あとこれは使い方が悪かっただけなんですが、筆者は新品のフィラメントを開けた時に入っている乾燥材をフィラメントドライヤーの中に放り込んでいます。その時たまたま熱風が噴出される場所に乾燥材が落ちてしまい、噴出部が熱によって少し変形してしまいました。
写真はちょっと分かり難いのですが、右奥の熱風噴出部が微妙に歪んでしまっています。
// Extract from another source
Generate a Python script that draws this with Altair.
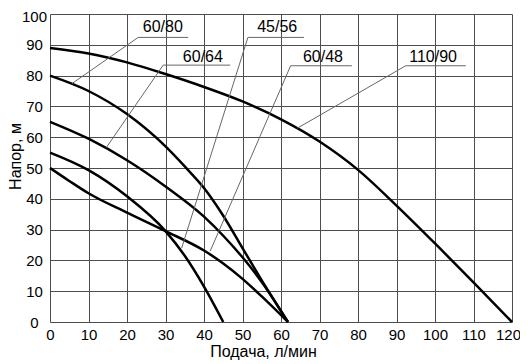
import altair as alt
import pandas as pd

# Pump curves: flow (л/мин) vs head (м)
q_110_90 = [0, 10, 20, 30, 40, 50, 60, 70, 80, 90, 100, 110, 120]
h_110_90 = [89, 87.2, 84.3, 80.5, 76.3, 71.6, 65.8, 58.6, 49.4, 37.8, 25.5, 12.9, 0]

q_60_80 = [0, 10, 20, 30, 35, 40, 45, 50, 55, 61.8]
h_60_80 = [80, 75, 67.5, 57, 50.5, 43.5, 34.5, 24, 13.5, 0]

q_60_64 = [0, 10, 20, 30, 40, 45, 50, 55, 61.8]
h_60_64 = [65, 59.5, 52.5, 44, 34.2, 28, 21, 13, 0]

q_45_56 = [0, 10, 20, 30, 35, 40, 45]
h_45_56 = [55, 49.3, 40.8, 29.5, 21.5, 11.5, 0]

q_60_48 = [0, 5, 10, 20, 30, 40, 45, 50, 55, 61.8]
h_60_48 = [50, 45.8, 41.8, 35.5, 29.5, 23.2, 19, 14, 8.3, 0]

# Labels: name, text anchor, underline, leader target on curve
lab_names = ["60/80", "60/64", "45/56", "60/48", "110/90"]
lab_tx = [29.3, 39.7, 59.0, 70.9, 99.5]
lab_ty = [94.2, 84.5, 94.0, 84.5, 84.5]
ul_x1 = [22.9, 29.4, 51.4, 62.5, 92.4]
ul_x2 = [35.9, 46.8, 66.0, 78.4, 108.0]
ul_y = [92.4, 83.4, 92.4, 83.2, 83.2]
pt_x = [5.7, 14.6, 34.2, 41.6, 64.2]
pt_y = [77.4, 56.6, 24.0, 23.0, 62.9]

x_ticks = list(range(0, 121, 10))
y_ticks = list(range(0, 101, 10))

rows = []
for name, qs, hs in [("110/90", q_110_90, h_110_90), ("60/80", q_60_80, h_60_80),
                     ("60/64", q_60_64, h_60_64), ("45/56", q_45_56, h_45_56),
                     ("60/48", q_60_48, h_60_48)]:
    for q, h in zip(qs, hs):
        rows.append({"series": name, "q": q, "h": h})
curves = pd.DataFrame(rows)

labels = pd.DataFrame({"name": lab_names, "tx": lab_tx, "ty": lab_ty,
                       "ux1": ul_x1, "ux2": ul_x2, "uy": ul_y,
                       "px": pt_x, "py": pt_y})

FONT = "Liberation Sans"
xs = alt.Scale(domain=[0, 120], nice=False, zero=True)
ys = alt.Scale(domain=[0, 100], nice=False, zero=True)

xaxis = alt.Axis(values=x_ticks, title="Подача, л/мин", grid=True, ticks=False, domain=False,
                 gridColor="#4d4d4d", gridOpacity=1, gridWidth=1,
                 labelFont=FONT, labelFontSize=15, labelColor="#000", labelPadding=5,
                 labelFlush=False, labelOverlap=False,
                 labelOffset={"condition": {"test": "datum.value == 120", "value": -4}, "value": 0},
                 titleFont=FONT, titleFontSize=16, titleFontWeight="normal", titleColor="#000",
                 titleX=213, titleY=34, titleBaseline="alphabetic", titleAlign="center")
yaxis = alt.Axis(values=y_ticks, title="Напор, м", grid=True, ticks=False, domain=False,
                 gridColor="#4d4d4d", gridOpacity=1, gridWidth=1,
                 labelFont=FONT, labelFontSize=15, labelColor="#000", labelPadding=16,
                 labelAlign="center", labelFlush=False, labelOverlap=False,
                 labelOffset={"condition": {"test": "datum.value == 100", "value": 2}, "value": 0},
                 titleFont=FONT, titleFontSize=16, titleFontWeight="normal", titleColor="#000",
                 titleX=-30, titleY=142, titleBaseline="alphabetic", titleAngle=270, titleAlign="center")

lines = alt.Chart(curves).mark_line(color="black", strokeWidth=2.5, interpolate="monotone").encode(
    x=alt.X("q:Q", scale=xs, axis=xaxis),
    y=alt.Y("h:Q", scale=ys, axis=yaxis),
    detail="series:N",
)

underline = alt.Chart(labels).mark_rule(color="#666", strokeWidth=1).encode(
    x=alt.X("ux1:Q", scale=xs, axis=xaxis), x2="ux2:Q", y=alt.Y("uy:Q", scale=ys, axis=yaxis))
leader = alt.Chart(labels).mark_rule(color="#666", strokeWidth=1).encode(
    x=alt.X("ux1:Q", scale=xs, axis=xaxis), x2="px:Q",
    y=alt.Y("uy:Q", scale=ys, axis=yaxis), y2="py:Q")
text = alt.Chart(labels).mark_text(font=FONT, fontSize=16, color="#000", align="center",
                                   baseline="alphabetic").encode(
    x=alt.X("tx:Q", scale=xs, axis=xaxis), y=alt.Y("ty:Q", scale=ys, axis=yaxis), text="name:N")

chart = alt.layer(lines, leader, underline, text).properties(
    width=462, height=308,
    autosize=alt.AutoSizeParams(type="none"),
    padding={"left": 42, "top": 6, "right": 8, "bottom": 38},
    background="white",
).configure_view(stroke=None)

chart.save("out.html", embed_options={"renderer": "svg", "actions": False})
自然循環のフィラメントドライヤーならこういうことは起らないので、熱風が循環する方式の場合こういう点にも気を付けなければいけません。
必要な機能は十分満たしているが、細かい部分の作りが荒い印象
今回のCreality Space Piに関しては、フィラメントドライヤーそのものの性能としては悪くない製品です。
一昔前のフィラメントドライヤーは50度までの製品も多かったのですが、昨今の3Dプリンタ事情はエンジニアリングプラスチックを使うことも増えているので、70度出せるフィラメントドライヤーはほぼ必須になっています。
そういう点で考えると、フィラメントの乾燥との点に関しては全く問題ありませんし、パネルに表示される情報も他社のフィラメントドライヤーならボタン操作しなければいけないところが、本機種なら何も操作することなく必要な情報を一目で把握できるので良いポイントだと思っています。
しかしながら、フィラメントドライヤーとしては割と高価な部類の製品ながらも、細かい部分の作りが荒い部分もあるため、そういう点でちょっと残念だなと思う部分もあります。そういう意味では、良くも悪くも満足感と残念さを兼ね備えた製品と言えるのかもしれません。